EXERCISE AIM:
Reproduce exactly, with no pictures, each line from the opening of the material down through the line containing "(0,0) rectangle (1098,617);".

MATERIAL PROVIDED:
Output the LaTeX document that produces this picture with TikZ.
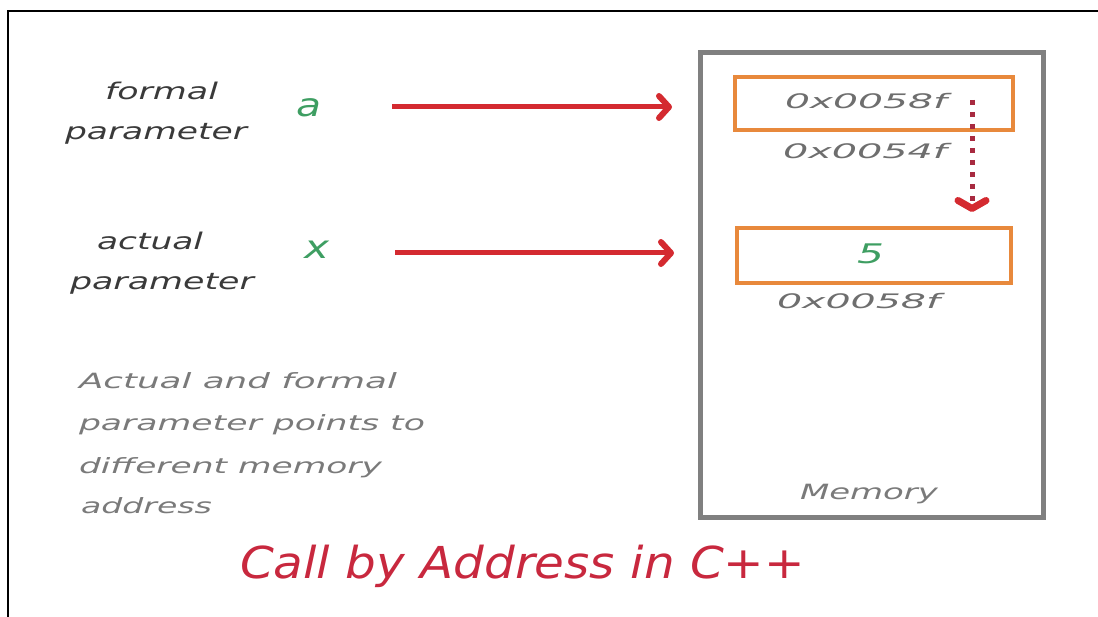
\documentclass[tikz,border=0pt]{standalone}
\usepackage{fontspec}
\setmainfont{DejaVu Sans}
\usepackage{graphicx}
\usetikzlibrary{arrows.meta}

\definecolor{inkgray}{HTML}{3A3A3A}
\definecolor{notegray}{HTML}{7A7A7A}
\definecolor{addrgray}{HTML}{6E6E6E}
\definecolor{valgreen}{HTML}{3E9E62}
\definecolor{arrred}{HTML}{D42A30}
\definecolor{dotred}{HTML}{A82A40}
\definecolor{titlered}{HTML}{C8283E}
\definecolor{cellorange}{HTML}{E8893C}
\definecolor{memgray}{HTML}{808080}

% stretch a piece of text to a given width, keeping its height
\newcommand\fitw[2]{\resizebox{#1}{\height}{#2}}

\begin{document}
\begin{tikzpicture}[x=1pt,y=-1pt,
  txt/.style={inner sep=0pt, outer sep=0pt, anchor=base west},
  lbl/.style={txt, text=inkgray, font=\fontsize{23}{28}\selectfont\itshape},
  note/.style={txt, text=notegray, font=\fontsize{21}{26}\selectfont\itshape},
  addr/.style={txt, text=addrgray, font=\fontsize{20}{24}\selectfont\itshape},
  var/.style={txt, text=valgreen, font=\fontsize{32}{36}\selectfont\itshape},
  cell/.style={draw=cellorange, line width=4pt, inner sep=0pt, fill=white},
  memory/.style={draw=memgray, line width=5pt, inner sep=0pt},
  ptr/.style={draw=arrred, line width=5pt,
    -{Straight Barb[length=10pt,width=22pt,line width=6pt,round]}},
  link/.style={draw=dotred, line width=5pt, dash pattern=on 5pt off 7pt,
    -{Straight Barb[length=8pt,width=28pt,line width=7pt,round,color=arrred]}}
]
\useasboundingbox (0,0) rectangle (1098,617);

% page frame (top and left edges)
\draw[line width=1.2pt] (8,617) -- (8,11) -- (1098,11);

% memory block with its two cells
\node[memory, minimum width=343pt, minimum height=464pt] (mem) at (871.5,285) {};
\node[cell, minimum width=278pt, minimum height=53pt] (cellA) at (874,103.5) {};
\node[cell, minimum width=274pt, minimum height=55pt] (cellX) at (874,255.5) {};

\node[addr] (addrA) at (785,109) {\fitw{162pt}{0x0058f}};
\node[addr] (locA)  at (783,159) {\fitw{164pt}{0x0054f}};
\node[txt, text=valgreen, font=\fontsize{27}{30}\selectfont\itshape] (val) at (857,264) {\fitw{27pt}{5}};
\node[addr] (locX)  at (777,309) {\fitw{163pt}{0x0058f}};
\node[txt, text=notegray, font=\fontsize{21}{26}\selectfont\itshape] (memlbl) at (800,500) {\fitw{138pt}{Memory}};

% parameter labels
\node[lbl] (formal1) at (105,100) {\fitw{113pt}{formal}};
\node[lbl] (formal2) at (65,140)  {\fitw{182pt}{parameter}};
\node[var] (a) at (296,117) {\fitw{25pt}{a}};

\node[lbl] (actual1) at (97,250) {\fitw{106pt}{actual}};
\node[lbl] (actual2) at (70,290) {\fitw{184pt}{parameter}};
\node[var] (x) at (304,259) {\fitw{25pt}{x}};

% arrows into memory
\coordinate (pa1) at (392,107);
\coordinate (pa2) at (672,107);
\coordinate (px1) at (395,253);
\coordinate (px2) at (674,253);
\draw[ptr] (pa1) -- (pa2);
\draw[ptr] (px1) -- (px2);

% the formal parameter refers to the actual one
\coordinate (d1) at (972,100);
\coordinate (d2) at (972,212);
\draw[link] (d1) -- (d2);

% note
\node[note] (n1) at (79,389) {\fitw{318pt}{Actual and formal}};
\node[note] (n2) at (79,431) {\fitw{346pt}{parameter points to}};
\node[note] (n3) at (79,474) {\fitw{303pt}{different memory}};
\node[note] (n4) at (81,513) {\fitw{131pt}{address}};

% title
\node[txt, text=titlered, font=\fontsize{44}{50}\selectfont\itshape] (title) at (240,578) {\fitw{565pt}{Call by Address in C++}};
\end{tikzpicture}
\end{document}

COMPLETE OUTPUT:
Output the LaTeX document that produces this picture with TikZ.
\documentclass[tikz,border=0pt]{standalone}
\usepackage{fontspec}
\setmainfont{DejaVu Sans}
\usepackage{graphicx}
\usetikzlibrary{arrows.meta}

\definecolor{inkgray}{HTML}{3A3A3A}
\definecolor{notegray}{HTML}{7A7A7A}
\definecolor{addrgray}{HTML}{6E6E6E}
\definecolor{valgreen}{HTML}{3E9E62}
\definecolor{arrred}{HTML}{D42A30}
\definecolor{dotred}{HTML}{A82A40}
\definecolor{titlered}{HTML}{C8283E}
\definecolor{cellorange}{HTML}{E8893C}
\definecolor{memgray}{HTML}{808080}

% stretch a piece of text to a given width, keeping its height
\newcommand\fitw[2]{\resizebox{#1}{\height}{#2}}

\begin{document}
\begin{tikzpicture}[x=1pt,y=-1pt,
  txt/.style={inner sep=0pt, outer sep=0pt, anchor=base west},
  lbl/.style={txt, text=inkgray, font=\fontsize{23}{28}\selectfont\itshape},
  note/.style={txt, text=notegray, font=\fontsize{21}{26}\selectfont\itshape},
  addr/.style={txt, text=addrgray, font=\fontsize{20}{24}\selectfont\itshape},
  var/.style={txt, text=valgreen, font=\fontsize{32}{36}\selectfont\itshape},
  cell/.style={draw=cellorange, line width=4pt, inner sep=0pt, fill=white},
  memory/.style={draw=memgray, line width=5pt, inner sep=0pt},
  ptr/.style={draw=arrred, line width=5pt,
    -{Straight Barb[length=10pt,width=22pt,line width=6pt,round]}},
  link/.style={draw=dotred, line width=5pt, dash pattern=on 5pt off 7pt,
    -{Straight Barb[length=8pt,width=28pt,line width=7pt,round,color=arrred]}}
]
\useasboundingbox (0,0) rectangle (1098,617);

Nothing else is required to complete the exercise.